Question

PLEASE HELP ME!!!!! (Urgent)

Find a polynomial function​ f(x) of least degree having only real coefficients with zeros of 0, 2i, and 3+i.


The polynomial function is ​f(x)= _____

Answer 1

`f(x)=x^5-6x^4+14x^3-24x^2+40x`

Explanation:

Given information:

• Polynomial function with real coefficients.
• Zeros: 0, 2i and (3+i).

For any complex number
`z=a+bi` , the complex conjugate of the number is defined as
`z^*=a-bi`.

If f(z) is a polynomial with real coefficients, and z₁ is a root of f(z)=0, then its complex conjugate z₁* is also a root of f(z)=0.

Therefore, if f(x) is a polynomial with real coefficients, and 2i is a root of f(x)=0, then its complex conjugate -2i is also a root of f(x)=0.

Similarly, if (3+i) is a root of f(x)=0, then its complex conjugate (3-i) is also a root of f(x)=0.

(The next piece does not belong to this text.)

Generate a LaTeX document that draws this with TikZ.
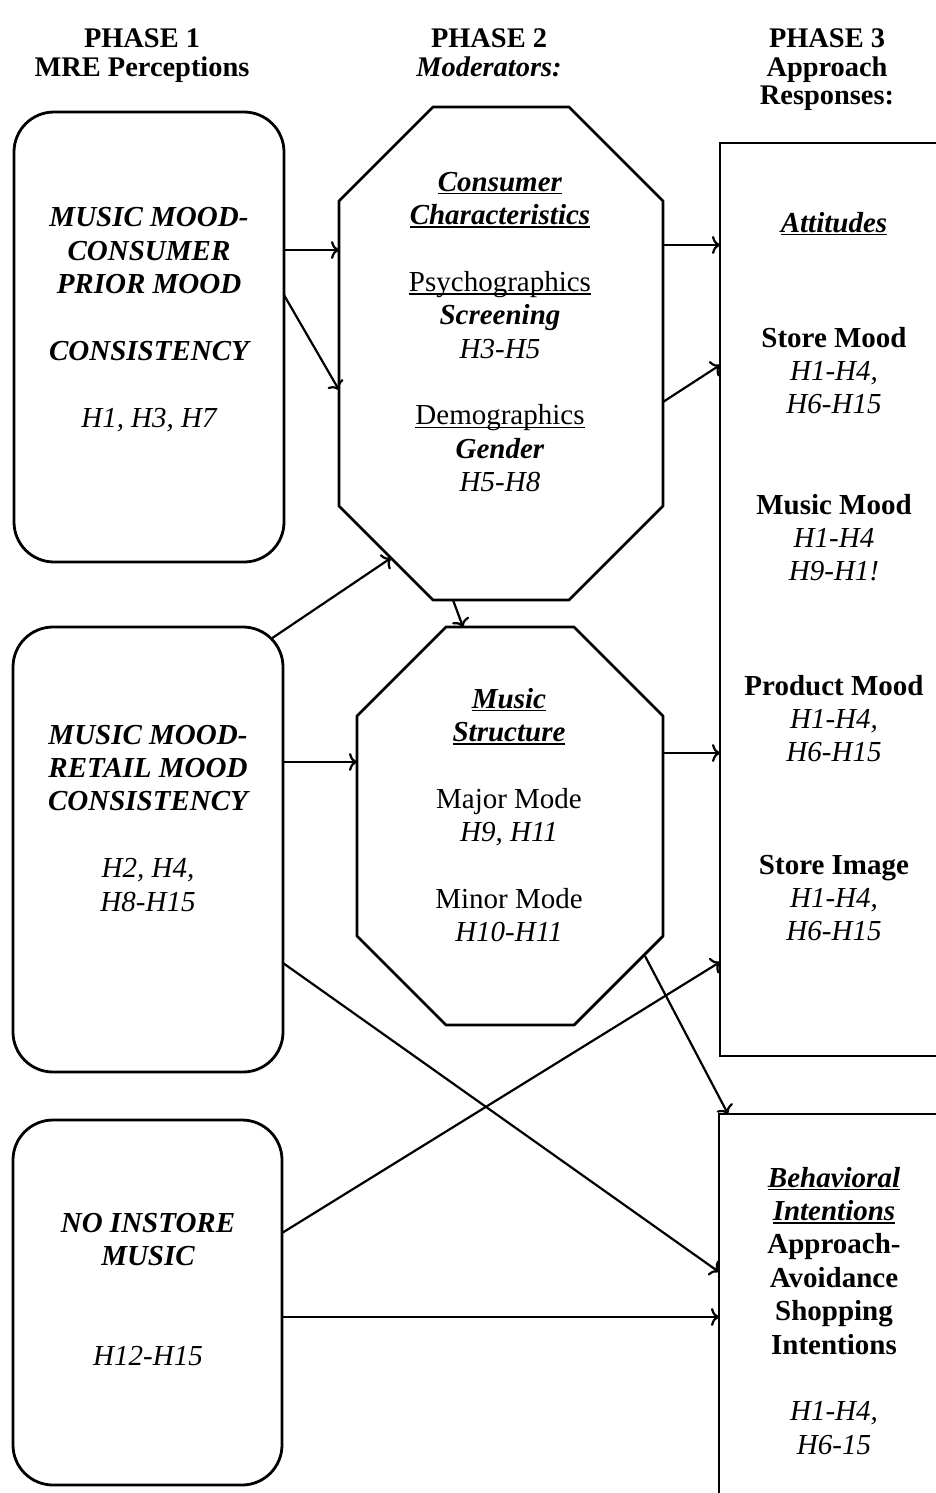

Therefore, the polynomial in factored form is:

`f(x)=ax(x-2i)(x-(-2i))(x-(3+i))(x-(3-i))`

`f(x)=ax(x-2i)(x+2i)(x-3-i)(x-3+i)`

As we have not been given a leading coefficient, assume a = 1:

`f(x)=x(x-2i)(x+2i)(x-3-i)(x-3+i)`

Expand the polynomial:

`f(x)=x(x^2+2ix-2ix-4i^2)(x^2-3x+xi-3x+9-3i-xi+3i-i^2)`

`f(x)=x(x^2-4i^2)(x^2-6x+9-i^2)`

`f(x)=x(x^2-4(-1))(x^2-6x+9-(-1))`

`f(x)=x(x^2+4)(x^2-6x+10)`

`f(x)=(x^3+4x)(x^2-6x+10)`

`f(x)=x^5-6x^4+10x^3+4x^3-24x^2+40x`

`f(x)=x^5-6x^4+14x^3-24x^2+40x`